--- Start ---
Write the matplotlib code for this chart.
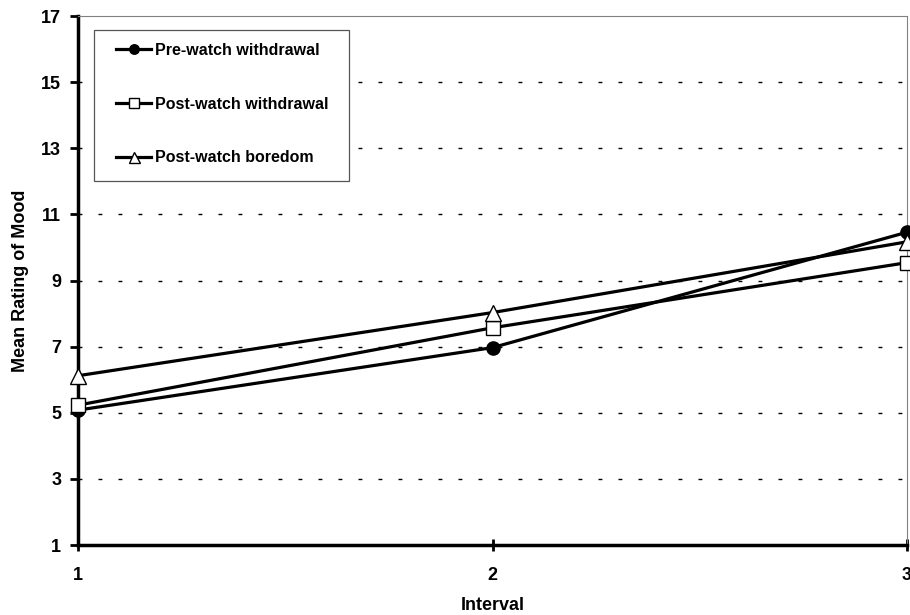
import matplotlib
matplotlib.use("Agg")
import matplotlib.pyplot as plt
from matplotlib.patches import Rectangle

plt.rcParams['font.family'] = ['Liberation Sans', 'DejaVu Sans']

intervals = [1, 2, 3]
pre_withdrawal = [5.08, 6.97, 10.46]
post_withdrawal = [5.23, 7.57, 9.54]
post_boredom = [6.12, 8.03, 10.17]
yticks = [1, 3, 5, 7, 9, 11, 13, 15, 17]

W, H = 910, 615
fig = plt.figure(figsize=(W / 100, H / 100), dpi=100)
ax_l, ax_r, ax_t, ax_b = 78, 907, 16, 545
ax = fig.add_axes([ax_l / W, 1 - ax_b / H, (ax_r - ax_l) / W, (ax_b - ax_t) / H])

for y in yticks[1:-1]:
    ax.axhline(y, color='black', lw=1.0, ls=(0, (2.8, 11.6)), zorder=0)

ax.plot(intervals, pre_withdrawal, color='black', lw=2.3, marker='o', ms=9.5,
        mfc='black', mec='black', label='Pre-watch withdrawal', clip_on=False, zorder=3)
ax.plot(intervals, post_withdrawal, color='black', lw=2.3, marker='s', ms=10,
        mfc='white', mec='black', mew=1.0, label='Post-watch withdrawal', clip_on=False, zorder=3)
ax.plot(intervals, post_boredom, color='black', lw=2.3, marker='^', ms=11,
        mfc='white', mec='black', mew=1.0, label='Post-watch boredom', clip_on=False, zorder=3)

ax.set_xlim(1, 3)
ax.set_ylim(1, 17)
ax.set_xticks(intervals)
ax.set_yticks(yticks)
for lab in ax.get_xticklabels() + ax.get_yticklabels():
    lab.set_fontweight('bold')
    lab.set_fontsize(13)

ax.tick_params(axis='y', direction='out', length=6, width=2, pad=6)
ax.tick_params(axis='x', direction='inout', length=9, width=2, pad=11)

ax.spines['left'].set_linewidth(2.5)
ax.spines['bottom'].set_linewidth(2.5)
ax.spines['right'].set_color('#808080')
ax.spines['right'].set_linewidth(0.8)
ax.spines['top'].set_color('#808080')
ax.spines['top'].set_linewidth(0.8)

ax.set_ylabel('Mean Rating of Mood', fontweight='bold', fontsize=13, labelpad=9)
ax.set_xlabel('Interval', fontweight='bold', fontsize=13, labelpad=10)

def px2ax(x, y):
    return (x - ax_l) / (ax_r - ax_l), (ax_b - y) / (ax_b - ax_t)

fx0, fy1 = px2ax(94, 181)
fx1, fy0 = px2ax(349, 30)
ax.add_patch(Rectangle((fx0, fy1), fx1 - fx0, fy0 - fy1, transform=ax.transAxes,
                       fill=True, facecolor='white', edgecolor='#555555', lw=0.9,
                       zorder=4, clip_on=False))

lx, ly = px2ax(116, 43)
leg = ax.legend(loc='upper left', bbox_to_anchor=(lx, ly),
                prop={'weight': 'bold', 'size': 11.5}, frameon=False,
                labelspacing=2.42, handlelength=2.2, handletextpad=0.25,
                borderpad=0, borderaxespad=0)
leg.set_zorder(5)
for h in leg.legend_handles:
    h.set_markersize(h.get_markersize() * 0.72)

fig.savefig('out.png', dpi=100)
--- End ---
Set problem
Copy the listing in full and without alteration, omitting every picture.

Reply to the exercise
Write the matplotlib code for this chart.
import matplotlib
matplotlib.use("Agg")
import matplotlib.pyplot as plt
from matplotlib.patches import Rectangle

plt.rcParams['font.family'] = ['Liberation Sans', 'DejaVu Sans']

intervals = [1, 2, 3]
pre_withdrawal = [5.08, 6.97, 10.46]
post_withdrawal = [5.23, 7.57, 9.54]
post_boredom = [6.12, 8.03, 10.17]
yticks = [1, 3, 5, 7, 9, 11, 13, 15, 17]

W, H = 910, 615
fig = plt.figure(figsize=(W / 100, H / 100), dpi=100)
ax_l, ax_r, ax_t, ax_b = 78, 907, 16, 545
ax = fig.add_axes([ax_l / W, 1 - ax_b / H, (ax_r - ax_l) / W, (ax_b - ax_t) / H])

for y in yticks[1:-1]:
    ax.axhline(y, color='black', lw=1.0, ls=(0, (2.8, 11.6)), zorder=0)

ax.plot(intervals, pre_withdrawal, color='black', lw=2.3, marker='o', ms=9.5,
        mfc='black', mec='black', label='Pre-watch withdrawal', clip_on=False, zorder=3)
ax.plot(intervals, post_withdrawal, color='black', lw=2.3, marker='s', ms=10,
        mfc='white', mec='black', mew=1.0, label='Post-watch withdrawal', clip_on=False, zorder=3)
ax.plot(intervals, post_boredom, color='black', lw=2.3, marker='^', ms=11,
        mfc='white', mec='black', mew=1.0, label='Post-watch boredom', clip_on=False, zorder=3)

ax.set_xlim(1, 3)
ax.set_ylim(1, 17)
ax.set_xticks(intervals)
ax.set_yticks(yticks)
for lab in ax.get_xticklabels() + ax.get_yticklabels():
    lab.set_fontweight('bold')
    lab.set_fontsize(13)

ax.tick_params(axis='y', direction='out', length=6, width=2, pad=6)
ax.tick_params(axis='x', direction='inout', length=9, width=2, pad=11)

ax.spines['left'].set_linewidth(2.5)
ax.spines['bottom'].set_linewidth(2.5)
ax.spines['right'].set_color('#808080')
ax.spines['right'].set_linewidth(0.8)
ax.spines['top'].set_color('#808080')
ax.spines['top'].set_linewidth(0.8)

ax.set_ylabel('Mean Rating of Mood', fontweight='bold', fontsize=13, labelpad=9)
ax.set_xlabel('Interval', fontweight='bold', fontsize=13, labelpad=10)

def px2ax(x, y):
    return (x - ax_l) / (ax_r - ax_l), (ax_b - y) / (ax_b - ax_t)

fx0, fy1 = px2ax(94, 181)
fx1, fy0 = px2ax(349, 30)
ax.add_patch(Rectangle((fx0, fy1), fx1 - fx0, fy0 - fy1, transform=ax.transAxes,
                       fill=True, facecolor='white', edgecolor='#555555', lw=0.9,
                       zorder=4, clip_on=False))

lx, ly = px2ax(116, 43)
leg = ax.legend(loc='upper left', bbox_to_anchor=(lx, ly),
                prop={'weight': 'bold', 'size': 11.5}, frameon=False,
                labelspacing=2.42, handlelength=2.2, handletextpad=0.25,
                borderpad=0, borderaxespad=0)
leg.set_zorder(5)
for h in leg.legend_handles:
    h.set_markersize(h.get_markersize() * 0.72)

fig.savefig('out.png', dpi=100)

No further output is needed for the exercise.